◆ **WHAT IS ASKED**: Work out the number of lines containing "React". Answer with nothing but that number.

◆ **INFORMATION SUPPLIED**:
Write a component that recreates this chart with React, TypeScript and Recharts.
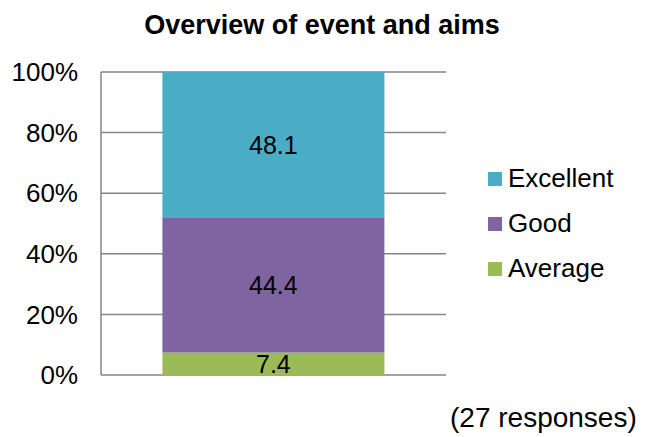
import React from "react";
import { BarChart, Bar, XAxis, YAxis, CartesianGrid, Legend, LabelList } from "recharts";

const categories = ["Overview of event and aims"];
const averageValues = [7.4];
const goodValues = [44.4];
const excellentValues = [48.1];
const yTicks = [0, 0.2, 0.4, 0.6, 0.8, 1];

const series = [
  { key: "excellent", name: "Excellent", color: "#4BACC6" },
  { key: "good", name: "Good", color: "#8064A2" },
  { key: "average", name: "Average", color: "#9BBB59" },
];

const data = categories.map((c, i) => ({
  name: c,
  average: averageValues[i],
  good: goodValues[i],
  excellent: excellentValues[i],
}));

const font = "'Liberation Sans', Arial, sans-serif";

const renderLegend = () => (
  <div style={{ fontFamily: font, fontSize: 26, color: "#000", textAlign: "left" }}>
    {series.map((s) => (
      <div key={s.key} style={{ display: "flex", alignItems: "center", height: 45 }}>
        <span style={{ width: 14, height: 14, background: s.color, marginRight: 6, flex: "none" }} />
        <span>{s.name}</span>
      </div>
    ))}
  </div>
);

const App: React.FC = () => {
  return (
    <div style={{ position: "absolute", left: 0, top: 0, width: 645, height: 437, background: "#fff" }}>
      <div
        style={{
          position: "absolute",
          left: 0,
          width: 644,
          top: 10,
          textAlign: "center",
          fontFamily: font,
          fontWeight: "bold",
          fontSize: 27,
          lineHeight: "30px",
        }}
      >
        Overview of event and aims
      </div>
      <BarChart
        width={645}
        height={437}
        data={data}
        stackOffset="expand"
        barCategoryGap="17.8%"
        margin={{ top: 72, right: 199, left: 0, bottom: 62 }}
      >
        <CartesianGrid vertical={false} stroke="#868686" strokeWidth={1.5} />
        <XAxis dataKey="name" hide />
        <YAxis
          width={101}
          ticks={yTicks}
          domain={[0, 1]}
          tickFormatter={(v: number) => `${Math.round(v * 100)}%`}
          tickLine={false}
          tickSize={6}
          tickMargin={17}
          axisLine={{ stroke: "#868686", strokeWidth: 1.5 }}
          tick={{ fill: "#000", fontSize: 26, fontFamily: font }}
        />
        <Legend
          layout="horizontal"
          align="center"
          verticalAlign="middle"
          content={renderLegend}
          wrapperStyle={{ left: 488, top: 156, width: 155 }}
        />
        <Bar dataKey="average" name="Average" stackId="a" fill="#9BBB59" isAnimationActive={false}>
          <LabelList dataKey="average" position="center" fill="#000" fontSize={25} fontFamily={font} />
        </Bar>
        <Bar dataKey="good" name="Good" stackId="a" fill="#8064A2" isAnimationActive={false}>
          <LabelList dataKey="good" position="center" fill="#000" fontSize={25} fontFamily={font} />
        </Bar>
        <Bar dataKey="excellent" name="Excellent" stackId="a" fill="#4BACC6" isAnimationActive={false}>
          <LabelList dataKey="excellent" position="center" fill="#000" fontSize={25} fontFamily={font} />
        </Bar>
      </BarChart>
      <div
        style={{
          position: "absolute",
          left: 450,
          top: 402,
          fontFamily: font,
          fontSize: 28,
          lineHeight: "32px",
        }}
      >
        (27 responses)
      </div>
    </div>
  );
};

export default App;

◆ **FULL RESPONSE**: 3